> **DATA EXTRACT**

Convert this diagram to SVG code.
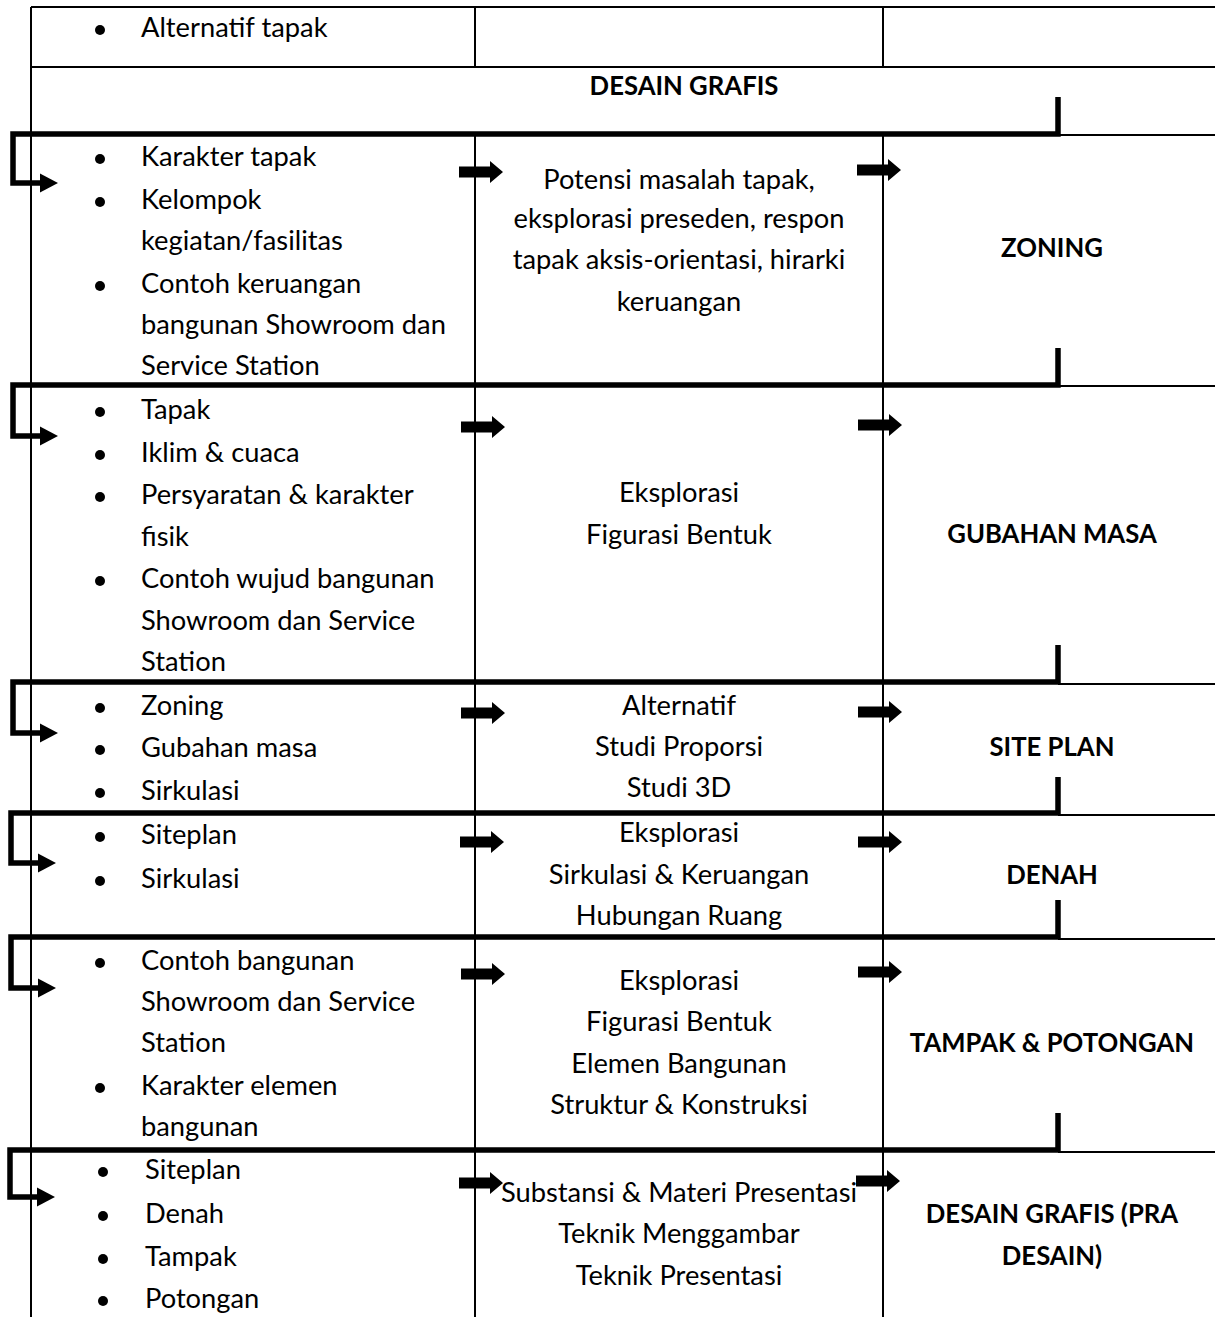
<svg xmlns="http://www.w3.org/2000/svg" width="1215" height="1317" viewBox="0 0 1215 1317">
<style>
.t{font-family:Lato,"Liberation Sans",sans-serif;font-size:27.3px;fill:#000}
.m{text-anchor:middle}
.b{font-weight:bold;font-size:25.7px}
.grid{stroke:#000;stroke-width:2;fill:none}
.br{stroke:#000;stroke-width:5.5;fill:none;stroke-linejoin:miter}
.thin{stroke:#000;stroke-width:2;fill:none}
</style>
<defs>
<path id="ba" d="M0,-5.5 H31 V-11 L44,0 L31,11 V5.5 H0 Z" fill="#000"/>
<path id="ah" d="M0,-9.5 L18,0 L0,9.5 Z" fill="#000"/>
</defs>
<rect width="1215" height="1317" fill="#fff"/>
<g id="table">
<path class="grid" d="M31,7 H1215 M31,67 H1215 M31,7 V1317 M475,7 V67 M883,7 V67 M475,134 V1317 M883,134 V1317"/>
</g>
<g id="connectors">
<path class="br" d="M1058,97 V134 H13 V183 H40"/><use href="#ah" x="40" y="183"/><path class="thin" d="M1058,135 H1215"/>
<path class="br" d="M1058,348 V385 H13 V436 H40"/><use href="#ah" x="40" y="436"/><path class="thin" d="M1058,386 H1215"/>
<path class="br" d="M1058,645 V682 H13 V733 H40"/><use href="#ah" x="40" y="733"/><path class="thin" d="M1058,684 H1215"/>
<path class="br" d="M1058,777 V813 H11 V863 H38"/><use href="#ah" x="38" y="863"/><path class="thin" d="M1058,815 H1215"/>
<path class="br" d="M1058,900 V937 H11 V988 H38"/><use href="#ah" x="38" y="988"/><path class="thin" d="M1058,939 H1215"/>
<path class="br" d="M1058,1113 V1150 H10 V1197 H37"/><use href="#ah" x="37" y="1197"/><path class="thin" d="M1058,1152 H1215"/>
<use href="#ba" x="459" y="172"/><use href="#ba" x="857" y="170"/>
<use href="#ba" x="461" y="427"/><use href="#ba" x="858" y="425"/>
<use href="#ba" x="461" y="713"/><use href="#ba" x="858" y="712"/>
<use href="#ba" x="460" y="842"/><use href="#ba" x="858" y="842"/>
<use href="#ba" x="461" y="974"/><use href="#ba" x="858" y="972"/>
<use href="#ba" x="459" y="1183"/><use href="#ba" x="856" y="1181"/>
</g>
<g id="row0">
<circle cx="100" cy="30" r="5"/>
<text class="t" x="141" y="37">Alternatif tapak</text>
<text class="t b m" x="684" y="95">DESAIN GRAFIS</text>
</g>
<g id="row1">
<circle cx="100" cy="159" r="5"/><circle cx="100" cy="202" r="5"/><circle cx="100" cy="286" r="5"/>
<text class="t" x="141" y="166">Karakter tapak</text>
<text class="t" x="141" y="209">Kelompok</text>
<text class="t" x="141" y="250">kegiatan/fasilitas</text>
<text class="t" x="141" y="293">Contoh keruangan</text>
<text class="t" x="141" y="334">bangunan Showroom dan</text>
<text class="t" x="141" y="375">Service Station</text>
<text class="t m" x="679" y="189">Potensi masalah tapak,</text>
<text class="t m" x="679" y="228">eksplorasi preseden, respon</text>
<text class="t m" x="679" y="269">tapak aksis-orientasi, hirarki</text>
<text class="t m" x="679" y="311">keruangan</text>
<text class="t b m" x="1052" y="257">ZONING</text>
</g>
<g id="row2">
<circle cx="100" cy="412" r="5"/><circle cx="100" cy="455" r="5"/><circle cx="100" cy="497" r="5"/><circle cx="100" cy="581" r="5"/>
<text class="t" x="141" y="419">Tapak</text>
<text class="t" x="141" y="462">Iklim &amp; cuaca</text>
<text class="t" x="141" y="504">Persyaratan &amp; karakter</text>
<text class="t" x="141" y="546">fisik</text>
<text class="t" x="141" y="588">Contoh wujud bangunan</text>
<text class="t" x="141" y="630">Showroom dan Service</text>
<text class="t" x="141" y="671">Station</text>
<text class="t m" x="679" y="502">Eksplorasi</text>
<text class="t m" x="679" y="544">Figurasi Bentuk</text>
<text class="t b m" x="1052" y="543">GUBAHAN MASA</text>
</g>
<g id="row3">
<circle cx="100" cy="708" r="5"/><circle cx="100" cy="750" r="5"/><circle cx="100" cy="793" r="5"/>
<text class="t" x="141" y="715">Zoning</text>
<text class="t" x="141" y="757">Gubahan masa</text>
<text class="t" x="141" y="800">Sirkulasi</text>
<text class="t m" x="679" y="715">Alternatif</text>
<text class="t m" x="679" y="756">Studi Proporsi</text>
<text class="t m" x="679" y="797">Studi 3D</text>
<text class="t b m" x="1052" y="756">SITE PLAN</text>
</g>
<g id="row4">
<circle cx="100" cy="837" r="5"/><circle cx="100" cy="881" r="5"/>
<text class="t" x="141" y="844">Siteplan</text>
<text class="t" x="141" y="888">Sirkulasi</text>
<text class="t m" x="679" y="842">Eksplorasi</text>
<text class="t m" x="679" y="884">Sirkulasi &amp; Keruangan</text>
<text class="t m" x="679" y="925">Hubungan Ruang</text>
<text class="t b m" x="1052" y="884">DENAH</text>
</g>
<g id="row5">
<circle cx="100" cy="963" r="5"/><circle cx="100" cy="1088" r="5"/>
<text class="t" x="141" y="970">Contoh bangunan</text>
<text class="t" x="141" y="1011">Showroom dan Service</text>
<text class="t" x="141" y="1052">Station</text>
<text class="t" x="141" y="1095">Karakter elemen</text>
<text class="t" x="141" y="1136">bangunan</text>
<text class="t m" x="679" y="990">Eksplorasi</text>
<text class="t m" x="679" y="1031">Figurasi Bentuk</text>
<text class="t m" x="679" y="1073">Elemen Bangunan</text>
<text class="t m" x="679" y="1114">Struktur &amp; Konstruksi</text>
<text class="t b m" x="1052" y="1052">TAMPAK &amp; POTONGAN</text>
</g>
<g id="row6">
<circle cx="103" cy="1172" r="5"/><circle cx="103" cy="1216" r="5"/><circle cx="103" cy="1259" r="5"/><circle cx="103" cy="1301" r="5"/>
<text class="t" x="145" y="1179">Siteplan</text>
<text class="t" x="145" y="1223">Denah</text>
<text class="t" x="145" y="1266">Tampak</text>
<text class="t" x="145" y="1308">Potongan</text>
<text class="t m" x="679" y="1202">Substansi &amp; Materi Presentasi</text>
<text class="t m" x="679" y="1243">Teknik Menggambar</text>
<text class="t m" x="679" y="1285">Teknik Presentasi</text>
<text class="t b m" x="1052" y="1223">DESAIN GRAFIS (PRA</text>
<text class="t b m" x="1052" y="1265">DESAIN)</text>
</g>
</svg>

> **TASK DETAILS**
Exclude the pictures. Write out the remaining data exactly.

> **CORRECT RESPONSE**
Convert this diagram to SVG code.
<svg xmlns="http://www.w3.org/2000/svg" width="1215" height="1317" viewBox="0 0 1215 1317">
<style>
.t{font-family:Lato,"Liberation Sans",sans-serif;font-size:27.3px;fill:#000}
.m{text-anchor:middle}
.b{font-weight:bold;font-size:25.7px}
.grid{stroke:#000;stroke-width:2;fill:none}
.br{stroke:#000;stroke-width:5.5;fill:none;stroke-linejoin:miter}
.thin{stroke:#000;stroke-width:2;fill:none}
</style>
<defs>
<path id="ba" d="M0,-5.5 H31 V-11 L44,0 L31,11 V5.5 H0 Z" fill="#000"/>
<path id="ah" d="M0,-9.5 L18,0 L0,9.5 Z" fill="#000"/>
</defs>
<rect width="1215" height="1317" fill="#fff"/>
<g id="table">
<path class="grid" d="M31,7 H1215 M31,67 H1215 M31,7 V1317 M475,7 V67 M883,7 V67 M475,134 V1317 M883,134 V1317"/>
</g>
<g id="connectors">
<path class="br" d="M1058,97 V134 H13 V183 H40"/><use href="#ah" x="40" y="183"/><path class="thin" d="M1058,135 H1215"/>
<path class="br" d="M1058,348 V385 H13 V436 H40"/><use href="#ah" x="40" y="436"/><path class="thin" d="M1058,386 H1215"/>
<path class="br" d="M1058,645 V682 H13 V733 H40"/><use href="#ah" x="40" y="733"/><path class="thin" d="M1058,684 H1215"/>
<path class="br" d="M1058,777 V813 H11 V863 H38"/><use href="#ah" x="38" y="863"/><path class="thin" d="M1058,815 H1215"/>
<path class="br" d="M1058,900 V937 H11 V988 H38"/><use href="#ah" x="38" y="988"/><path class="thin" d="M1058,939 H1215"/>
<path class="br" d="M1058,1113 V1150 H10 V1197 H37"/><use href="#ah" x="37" y="1197"/><path class="thin" d="M1058,1152 H1215"/>
<use href="#ba" x="459" y="172"/><use href="#ba" x="857" y="170"/>
<use href="#ba" x="461" y="427"/><use href="#ba" x="858" y="425"/>
<use href="#ba" x="461" y="713"/><use href="#ba" x="858" y="712"/>
<use href="#ba" x="460" y="842"/><use href="#ba" x="858" y="842"/>
<use href="#ba" x="461" y="974"/><use href="#ba" x="858" y="972"/>
<use href="#ba" x="459" y="1183"/><use href="#ba" x="856" y="1181"/>
</g>
<g id="row0">
<circle cx="100" cy="30" r="5"/>
<text class="t" x="141" y="37">Alternatif tapak</text>
<text class="t b m" x="684" y="95">DESAIN GRAFIS</text>
</g>
<g id="row1">
<circle cx="100" cy="159" r="5"/><circle cx="100" cy="202" r="5"/><circle cx="100" cy="286" r="5"/>
<text class="t" x="141" y="166">Karakter tapak</text>
<text class="t" x="141" y="209">Kelompok</text>
<text class="t" x="141" y="250">kegiatan/fasilitas</text>
<text class="t" x="141" y="293">Contoh keruangan</text>
<text class="t" x="141" y="334">bangunan Showroom dan</text>
<text class="t" x="141" y="375">Service Station</text>
<text class="t m" x="679" y="189">Potensi masalah tapak,</text>
<text class="t m" x="679" y="228">eksplorasi preseden, respon</text>
<text class="t m" x="679" y="269">tapak aksis-orientasi, hirarki</text>
<text class="t m" x="679" y="311">keruangan</text>
<text class="t b m" x="1052" y="257">ZONING</text>
</g>
<g id="row2">
<circle cx="100" cy="412" r="5"/><circle cx="100" cy="455" r="5"/><circle cx="100" cy="497" r="5"/><circle cx="100" cy="581" r="5"/>
<text class="t" x="141" y="419">Tapak</text>
<text class="t" x="141" y="462">Iklim &amp; cuaca</text>
<text class="t" x="141" y="504">Persyaratan &amp; karakter</text>
<text class="t" x="141" y="546">fisik</text>
<text class="t" x="141" y="588">Contoh wujud bangunan</text>
<text class="t" x="141" y="630">Showroom dan Service</text>
<text class="t" x="141" y="671">Station</text>
<text class="t m" x="679" y="502">Eksplorasi</text>
<text class="t m" x="679" y="544">Figurasi Bentuk</text>
<text class="t b m" x="1052" y="543">GUBAHAN MASA</text>
</g>
<g id="row3">
<circle cx="100" cy="708" r="5"/><circle cx="100" cy="750" r="5"/><circle cx="100" cy="793" r="5"/>
<text class="t" x="141" y="715">Zoning</text>
<text class="t" x="141" y="757">Gubahan masa</text>
<text class="t" x="141" y="800">Sirkulasi</text>
<text class="t m" x="679" y="715">Alternatif</text>
<text class="t m" x="679" y="756">Studi Proporsi</text>
<text class="t m" x="679" y="797">Studi 3D</text>
<text class="t b m" x="1052" y="756">SITE PLAN</text>
</g>
<g id="row4">
<circle cx="100" cy="837" r="5"/><circle cx="100" cy="881" r="5"/>
<text class="t" x="141" y="844">Siteplan</text>
<text class="t" x="141" y="888">Sirkulasi</text>
<text class="t m" x="679" y="842">Eksplorasi</text>
<text class="t m" x="679" y="884">Sirkulasi &amp; Keruangan</text>
<text class="t m" x="679" y="925">Hubungan Ruang</text>
<text class="t b m" x="1052" y="884">DENAH</text>
</g>
<g id="row5">
<circle cx="100" cy="963" r="5"/><circle cx="100" cy="1088" r="5"/>
<text class="t" x="141" y="970">Contoh bangunan</text>
<text class="t" x="141" y="1011">Showroom dan Service</text>
<text class="t" x="141" y="1052">Station</text>
<text class="t" x="141" y="1095">Karakter elemen</text>
<text class="t" x="141" y="1136">bangunan</text>
<text class="t m" x="679" y="990">Eksplorasi</text>
<text class="t m" x="679" y="1031">Figurasi Bentuk</text>
<text class="t m" x="679" y="1073">Elemen Bangunan</text>
<text class="t m" x="679" y="1114">Struktur &amp; Konstruksi</text>
<text class="t b m" x="1052" y="1052">TAMPAK &amp; POTONGAN</text>
</g>
<g id="row6">
<circle cx="103" cy="1172" r="5"/><circle cx="103" cy="1216" r="5"/><circle cx="103" cy="1259" r="5"/><circle cx="103" cy="1301" r="5"/>
<text class="t" x="145" y="1179">Siteplan</text>
<text class="t" x="145" y="1223">Denah</text>
<text class="t" x="145" y="1266">Tampak</text>
<text class="t" x="145" y="1308">Potongan</text>
<text class="t m" x="679" y="1202">Substansi &amp; Materi Presentasi</text>
<text class="t m" x="679" y="1243">Teknik Menggambar</text>
<text class="t m" x="679" y="1285">Teknik Presentasi</text>
<text class="t b m" x="1052" y="1223">DESAIN GRAFIS (PRA</text>
<text class="t b m" x="1052" y="1265">DESAIN)</text>
</g>
</svg>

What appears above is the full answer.